We had a take-home exercise to complete by tomorrow to round off this semester's unit on Literature and Cinema.  The questions were released on Friday.  I didn't particularly like any of them but I chose the following (Question 4, on irony).

“Irony was a fundamental feature of ancient tragedy and the view of life it inspired, yet it may be argued that some modern literary or cinematic genres – such as the mystery or the thriller – are similarly motivated by an ironic sense.”  Discuss in terms of one cinematic and one literary text.

Oedipus the King - Sun.Ergos Company, Alberta
I chose Oedipus the King and Brazil.  I finished the essay this afternoon around five o'clock.  It came in at 1,640 odd words, less than 10% over the limit so I shouldn't be marked down for that.  I think it's a decent essay.  Here's how it ends.

Gilliam’s ending to Brazil may be read as an ironic commentary on, or rejection of, the didactic certainties of Aristotelian tragedy in general and Oedipus the King in particular.  When Sam’s escape fantasy is revealed as such, Helpmann remarks “He’s got away from us Jack” to which the torturer replies “I’m afraid you’re right ... He’s gone.”  In that moment, Sam, the hero of the melodrama that is Brazil, attains the psychological oblivion, release or escape denied to the tragic hero Oedipus.

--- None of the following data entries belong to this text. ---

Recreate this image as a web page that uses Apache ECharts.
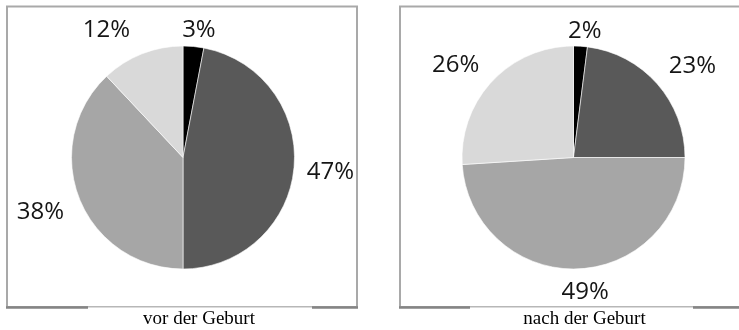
<!DOCTYPE html>
<html>
<head>
<meta charset="utf-8">
<script src="https://cdn.jsdelivr.net/npm/echarts@6/dist/echarts.min.js"></script>
<style>
  html, body { margin: 0; padding: 0; background: #fff; }
  #chart { width: 739px; height: 330px; }
</style>
</head>
<body>
<div id="chart"></div>
<script>
// Shares (%) per group, listed clockwise from 12 o'clock
const categories = ['Gruppe 1', 'Gruppe 2', 'Gruppe 3', 'Gruppe 4'];
const vorGeburt  = [3, 47, 38, 12];
const nachGeburt = [2, 23, 49, 26];
const captions   = ['vor der Geburt', 'nach der Geburt'];

// Styling and layout
const sliceColors = ['#000000', '#595959', '#a6a6a6', '#d9d9d9'];
const pieCenters  = [[183, 157.5], [573.5, 157.5]];
const pieRadius   = 111.5;
const labelRing   = [111.5, 178.5];           // invisible ring carrying the percent labels
const labelNudge  = [
  [[2, 20], [0, 1], [-5, 0], [-22, 10]],
  [[2, 21], [8, 7], [7, -13], [-10, 9]]
];
const frames = [
  { x: 7, w: 350, gapFrom: 88, gapTo: 312, right: 358 },
  { x: 400, w: 345, gapFrom: 470, gapTo: 693, right: 740 }
];
const captionX = [199, 584.5];

function pieSeries(values, k) {
  return [
    {
      type: 'pie',
      center: pieCenters[k],
      radius: pieRadius,
      startAngle: 90,
      clockwise: true,
      silent: true,
      animation: false,
      z: 3,
      label: { show: false },
      labelLine: { show: false },
      itemStyle: { borderColor: '#ffffff', borderWidth: 0.6 },
      data: values.map((v, i) => ({ name: categories[i], value: v, itemStyle: { color: sliceColors[i] } }))
    },
    {
      type: 'pie',
      center: pieCenters[k],
      radius: labelRing,
      startAngle: 90,
      clockwise: true,
      silent: true,
      animation: false,
      z: 4,
      itemStyle: { color: 'rgba(0,0,0,0)', borderWidth: 0 },
      label: {
        show: true,
        position: 'inside',
        formatter: '{c}%',
        fontFamily: 'Open Sans',
        fontSize: 24,
        color: '#151515'
      },
      labelLine: { show: false },
      labelLayout: p => ({ dx: labelNudge[k][p.dataIndex][0], dy: labelNudge[k][p.dataIndex][1] }),
      data: values.map((v, i) => ({ name: categories[i], value: v }))
    }
  ];
}

const graphics = [];
frames.forEach((f, k) => {
  graphics.push({
    type: 'rect', z: 0, silent: true,
    shape: { x: f.x, y: 6.5, width: f.w, height: 300.5 },
    style: { fill: '#ffffff', stroke: '#a9a9a9', lineWidth: 2 }
  });
  graphics.push({
    type: 'line', z: 1, silent: true,
    shape: { x1: f.x - 1, y1: 307.5, x2: f.gapFrom, y2: 307.5 },
    style: { stroke: '#858585', lineWidth: 2.5 }
  });
  graphics.push({
    type: 'line', z: 1, silent: true,
    shape: { x1: f.gapTo, y1: 307.5, x2: f.right, y2: 307.5 },
    style: { stroke: '#858585', lineWidth: 2.5 }
  });
  graphics.push({
    type: 'line', z: 1, silent: true,
    shape: { x1: f.gapFrom, y1: 307, x2: f.gapTo, y2: 307 },
    style: { stroke: '#c4c4c4', lineWidth: 1 }
  });
  graphics.push({
    type: 'rect', z: 1, silent: true,
    shape: { x: f.gapFrom, y: 307.6, width: f.gapTo - f.gapFrom, height: 3 },
    style: { fill: '#ffffff' }
  });
  graphics.push({
    type: 'text', z: 1, silent: true,
    x: captionX[k], y: 319.5,
    style: {
      text: captions[k],
      font: '19px "Liberation Serif", "Times New Roman", serif',
      fill: '#000000',
      align: 'center',
      verticalAlign: 'middle'
    }
  });
});

const chart = echarts.init(document.getElementById('chart'), null, { renderer: 'canvas' });
chart.setOption({
  backgroundColor: '#ffffff',
  animation: false,
  graphic: { elements: graphics },
  series: [...pieSeries(vorGeburt, 0), ...pieSeries(nachGeburt, 1)]
});
</script>
</body>
</html>
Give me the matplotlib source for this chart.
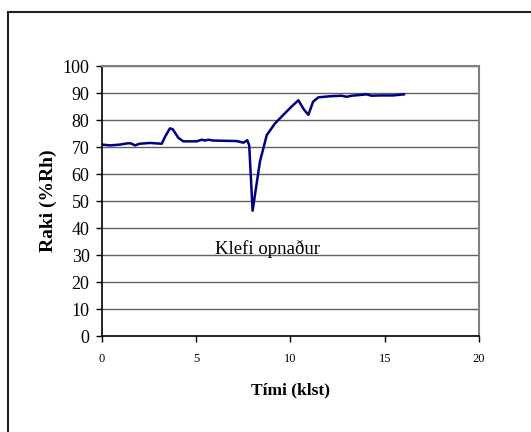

In his valedictory address to the Chorus blind Oedipus asserts that:
… had I known a way to choke the springs
Of hearing, I had never shrunk to make
A dungeon of this miserable frame,
Cut off from sight and hearing; for 'tis bliss
to bide in regions sorrow cannot reach.

Brazil - Sam Lowry escapes
Sam Lowry’s escape into the imagined paradise of his personal Brazil reaches that blissful region free from sorrow Oedipus craves.  Both texts depend on irony to lead the audience to their different conclusions.  The tragedy by Sophocles offers catharsis and the possibility of moral improvement or learning.  Gilliam resists didactic certainties and by means of ironic questioning of the ways in which genres raise expectations he de-stabilises generic conventions to reach an ambiguous, unsettling conclusion that invites us to re-read and re-appraise both the text and ourselves.